> Problem to solve
Copy all the data exactly, except the pictures.
···
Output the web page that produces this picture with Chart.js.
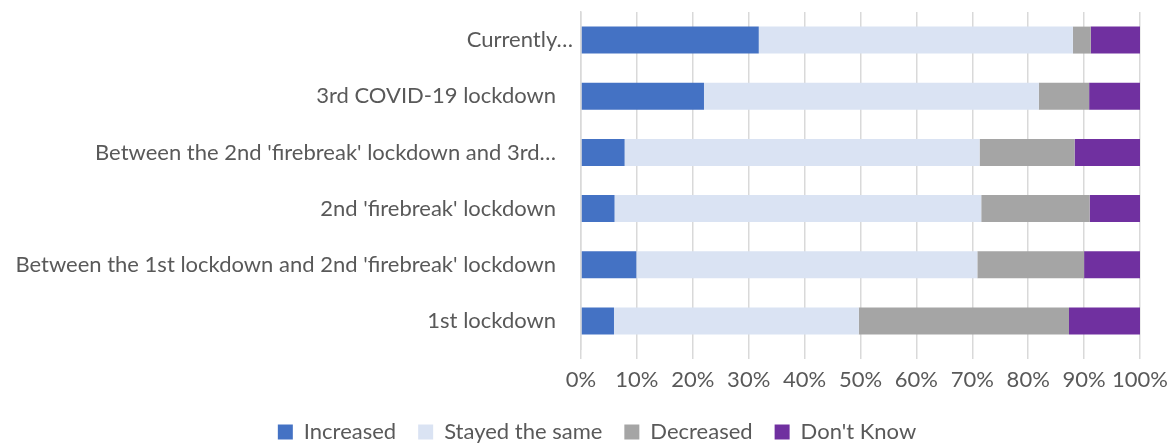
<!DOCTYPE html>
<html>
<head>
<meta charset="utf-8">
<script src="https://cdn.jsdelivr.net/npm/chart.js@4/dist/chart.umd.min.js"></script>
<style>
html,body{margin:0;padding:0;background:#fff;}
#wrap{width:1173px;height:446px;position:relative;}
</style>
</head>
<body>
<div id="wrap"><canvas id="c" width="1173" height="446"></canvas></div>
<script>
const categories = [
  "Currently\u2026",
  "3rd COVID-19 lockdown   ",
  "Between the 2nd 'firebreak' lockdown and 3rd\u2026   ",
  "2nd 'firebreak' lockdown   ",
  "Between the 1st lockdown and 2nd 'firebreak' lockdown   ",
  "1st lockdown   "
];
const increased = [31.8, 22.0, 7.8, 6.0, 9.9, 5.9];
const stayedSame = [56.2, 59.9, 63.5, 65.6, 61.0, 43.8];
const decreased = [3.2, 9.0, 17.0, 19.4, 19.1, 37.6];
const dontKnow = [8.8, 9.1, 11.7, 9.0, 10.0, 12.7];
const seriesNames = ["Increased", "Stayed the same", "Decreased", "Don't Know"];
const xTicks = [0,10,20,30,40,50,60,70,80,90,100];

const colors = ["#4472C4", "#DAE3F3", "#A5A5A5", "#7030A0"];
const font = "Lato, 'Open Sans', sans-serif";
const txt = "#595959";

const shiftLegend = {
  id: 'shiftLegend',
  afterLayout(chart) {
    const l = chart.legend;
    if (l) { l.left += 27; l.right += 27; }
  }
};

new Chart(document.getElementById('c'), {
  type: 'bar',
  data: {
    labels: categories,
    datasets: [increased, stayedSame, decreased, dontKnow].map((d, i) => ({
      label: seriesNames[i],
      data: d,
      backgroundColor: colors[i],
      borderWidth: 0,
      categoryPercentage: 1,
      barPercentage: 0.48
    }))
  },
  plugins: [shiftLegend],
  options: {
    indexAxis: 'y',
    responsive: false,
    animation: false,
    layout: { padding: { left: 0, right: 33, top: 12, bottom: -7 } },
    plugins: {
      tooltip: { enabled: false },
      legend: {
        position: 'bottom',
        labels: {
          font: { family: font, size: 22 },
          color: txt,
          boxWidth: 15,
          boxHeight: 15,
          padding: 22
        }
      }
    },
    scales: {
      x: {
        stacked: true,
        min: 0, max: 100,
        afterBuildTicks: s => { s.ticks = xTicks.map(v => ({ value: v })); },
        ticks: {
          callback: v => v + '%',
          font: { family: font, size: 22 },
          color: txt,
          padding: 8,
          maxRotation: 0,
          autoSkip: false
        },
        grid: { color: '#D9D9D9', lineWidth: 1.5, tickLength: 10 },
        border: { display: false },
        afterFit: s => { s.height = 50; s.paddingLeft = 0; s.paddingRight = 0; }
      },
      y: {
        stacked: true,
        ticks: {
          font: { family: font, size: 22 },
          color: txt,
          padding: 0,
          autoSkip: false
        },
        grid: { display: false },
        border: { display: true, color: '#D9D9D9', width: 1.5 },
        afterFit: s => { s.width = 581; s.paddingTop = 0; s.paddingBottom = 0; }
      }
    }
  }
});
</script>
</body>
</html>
···
> Expected output
Output the web page that produces this picture with Chart.js.
<!DOCTYPE html>
<html>
<head>
<meta charset="utf-8">
<script src="https://cdn.jsdelivr.net/npm/chart.js@4/dist/chart.umd.min.js"></script>
<style>
html,body{margin:0;padding:0;background:#fff;}
#wrap{width:1173px;height:446px;position:relative;}
</style>
</head>
<body>
<div id="wrap"><canvas id="c" width="1173" height="446"></canvas></div>
<script>
const categories = [
  "Currently\u2026",
  "3rd COVID-19 lockdown   ",
  "Between the 2nd 'firebreak' lockdown and 3rd\u2026   ",
  "2nd 'firebreak' lockdown   ",
  "Between the 1st lockdown and 2nd 'firebreak' lockdown   ",
  "1st lockdown   "
];
const increased = [31.8, 22.0, 7.8, 6.0, 9.9, 5.9];
const stayedSame = [56.2, 59.9, 63.5, 65.6, 61.0, 43.8];
const decreased = [3.2, 9.0, 17.0, 19.4, 19.1, 37.6];
const dontKnow = [8.8, 9.1, 11.7, 9.0, 10.0, 12.7];
const seriesNames = ["Increased", "Stayed the same", "Decreased", "Don't Know"];
const xTicks = [0,10,20,30,40,50,60,70,80,90,100];

const colors = ["#4472C4", "#DAE3F3", "#A5A5A5", "#7030A0"];
const font = "Lato, 'Open Sans', sans-serif";
const txt = "#595959";

const shiftLegend = {
  id: 'shiftLegend',
  afterLayout(chart) {
    const l = chart.legend;
    if (l) { l.left += 27; l.right += 27; }
  }
};

new Chart(document.getElementById('c'), {
  type: 'bar',
  data: {
    labels: categories,
    datasets: [increased, stayedSame, decreased, dontKnow].map((d, i) => ({
      label: seriesNames[i],
      data: d,
      backgroundColor: colors[i],
      borderWidth: 0,
      categoryPercentage: 1,
      barPercentage: 0.48
    }))
  },
  plugins: [shiftLegend],
  options: {
    indexAxis: 'y',
    responsive: false,
    animation: false,
    layout: { padding: { left: 0, right: 33, top: 12, bottom: -7 } },
    plugins: {
      tooltip: { enabled: false },
      legend: {
        position: 'bottom',
        labels: {
          font: { family: font, size: 22 },
          color: txt,
          boxWidth: 15,
          boxHeight: 15,
          padding: 22
        }
      }
    },
    scales: {
      x: {
        stacked: true,
        min: 0, max: 100,
        afterBuildTicks: s => { s.ticks = xTicks.map(v => ({ value: v })); },
        ticks: {
          callback: v => v + '%',
          font: { family: font, size: 22 },
          color: txt,
          padding: 8,
          maxRotation: 0,
          autoSkip: false
        },
        grid: { color: '#D9D9D9', lineWidth: 1.5, tickLength: 10 },
        border: { display: false },
        afterFit: s => { s.height = 50; s.paddingLeft = 0; s.paddingRight = 0; }
      },
      y: {
        stacked: true,
        ticks: {
          font: { family: font, size: 22 },
          color: txt,
          padding: 0,
          autoSkip: false
        },
        grid: { display: false },
        border: { display: true, color: '#D9D9D9', width: 1.5 },
        afterFit: s => { s.width = 581; s.paddingTop = 0; s.paddingBottom = 0; }
      }
    }
  }
});
</script>
</body>
</html>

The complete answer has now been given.